The scope of the authority of the court to review a decision of the Board of Tax Appeals is a narrow one. It is given the “power to affirm or, if the decision of the Board is not in accordance with law, to modify or to reverse the decision of the court, with or without remanding the ease for a rehearing, as justice may require.”

In Blair, Commissioner of Internal Revenue v. Curran, 24 F.(2d) 390, it was held in this circuit that Congress in creating the Board of Tax Appeals “took away the right of a party aggrieved by a decision of the Board to bring a court action and have a trial de novo on issues of fact and law * * * and limited his right to a review of the Board’s decision in the Circuit Courts of Appeals on questions of law only. Avery v. Commissioner of Internal Revenue (C. C. A.) 22 F.(2d) 6 [55 A. L. R. 1277] ; Brown v. Commissioner of Internal Revenue, 22 F. (2d) 797 (C. C. A. 5th Circ., Dec. 2, 1927).”

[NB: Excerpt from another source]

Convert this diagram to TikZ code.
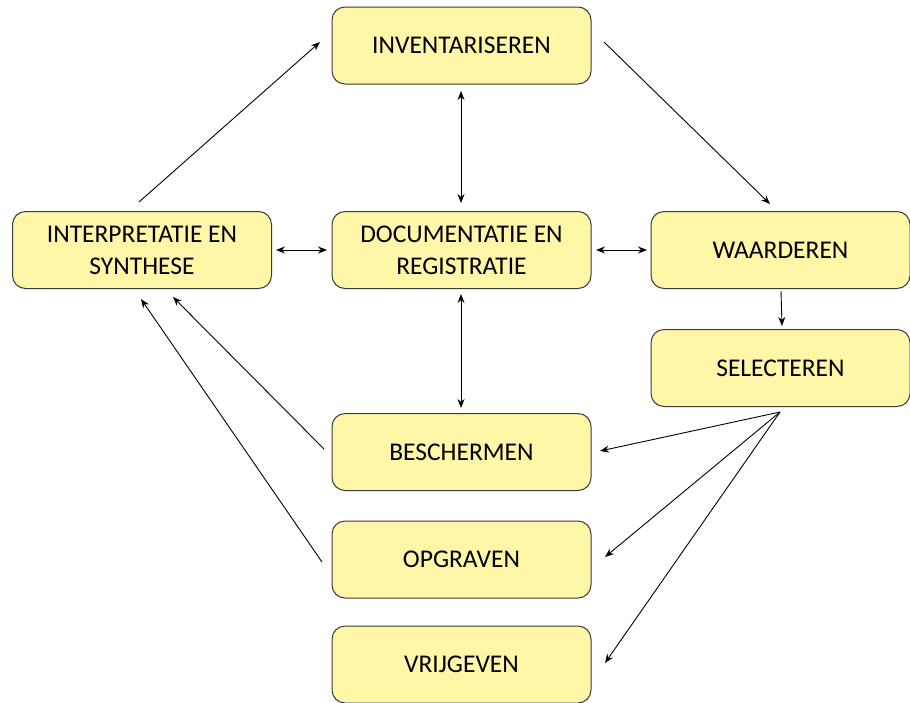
\documentclass[tikz,border=0pt]{standalone}
\usepackage{fontspec}
\setmainfont{Carlito}
\usetikzlibrary{arrows.meta}
\definecolor{boxfill}{HTML}{FFF6A8}
\definecolor{boxline}{HTML}{3A3A3A}
\begin{document}
\begin{tikzpicture}[x=1pt,y=-1pt,
  box/.style={draw=boxline,fill=boxfill,line width=1pt,rounded corners=13pt,
    minimum width=259pt,minimum height=77pt,inner sep=0pt,align=center,
    font=\fontsize{25.5}{32}\selectfont},
  conn/.style={line width=0.9pt,-{Stealth[length=9pt,width=7pt]}},
  dconn/.style={line width=0.9pt,{Stealth[length=9pt,width=7pt]}-{Stealth[length=9pt,width=7pt]}}]
\useasboundingbox (0,0) rectangle (910,702);
\node[box] (inv) at (461.5,45.5) {INVENTARISEREN};
\node[box] (int) at (142,250) {INTERPRETATIE EN\\SYNTHESE};
\node[box] (doc) at (461.5,250) {DOCUMENTATIE EN\\REGISTRATIE};
\node[box] (waa) at (780.5,250) {WAARDEREN};
\node[box] (sel) at (780.5,368) {SELECTEREN};
\node[box] (bes) at (461.5,452) {BESCHERMEN};
\node[box] (opg) at (461.5,559.5) {OPGRAVEN};
\node[box] (vri) at (461.5,664.5) {VRIJGEVEN};
% free ends
\coordinate (a1s) at (139,202);
\coordinate (a1e) at (320,42);
\coordinate (a2s) at (604,42);
\coordinate (a2e) at (770,204);
\coordinate (fan) at (780,412);
\coordinate (f1) at (600,451);
\coordinate (f2) at (605,557);
\coordinate (f3) at (605,663);
\coordinate (b1s) at (324,449);
\coordinate (b1e) at (173,297);
\coordinate (o1s) at (322,562);
\coordinate (o1e) at (141,299);
\draw[conn] (a1s) -- (a1e);
\draw[conn] (a2s) -- (a2e);
\draw[dconn] (461,91) -- (461,203);
\draw[dconn] (276,250) -- (327,250);
\draw[dconn] (596,250) -- (647,250);
\draw[conn] (781,291) -- (782,326);
\draw[dconn] (461,294) -- (461,408);
\draw[conn] (fan) -- (f1);
\draw[conn] (fan) -- (f2);
\draw[conn] (fan) -- (f3);
\draw[conn] (b1s) -- (b1e);
\draw[conn] (o1s) -- (o1e);
\end{tikzpicture}
\end{document}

The ease therefore comes before us for review only upon a question of law and with authority to treat the facts found by the Board as prima facie true. Findings of fact by the Board are not conclusive, but, if supported by substantial evidence, they are to be reviewed only to the extent of determining whether there was any valid and substantial evidence to sustain the findings of the Board, for, if not, they were not rendered “in accordance with law.”

In Heiner v. Tindle, 276 U. S. 582, 48 S. Ct. 326, 72 L. Ed. 714, the real estate with which the court was dealing had not been occupied for residential purposes by the owner for 19 years, but had been leased during these years, and the Supreme Court held that when the owner decided to lease the property this was a “transaction for profit.”

The present case discloses that the owner resided in the property up to the time of its sale, except for short periods when it was vacant during Ms absence from the country.

We cannot hold that there was no substantial evidence to sustain the finding of the Board of Tax Appeals that the purchase of a residence by the petitioner was not a “transaction entered into for profit.”

The decision of the Board of Tax Appeals is affirmed.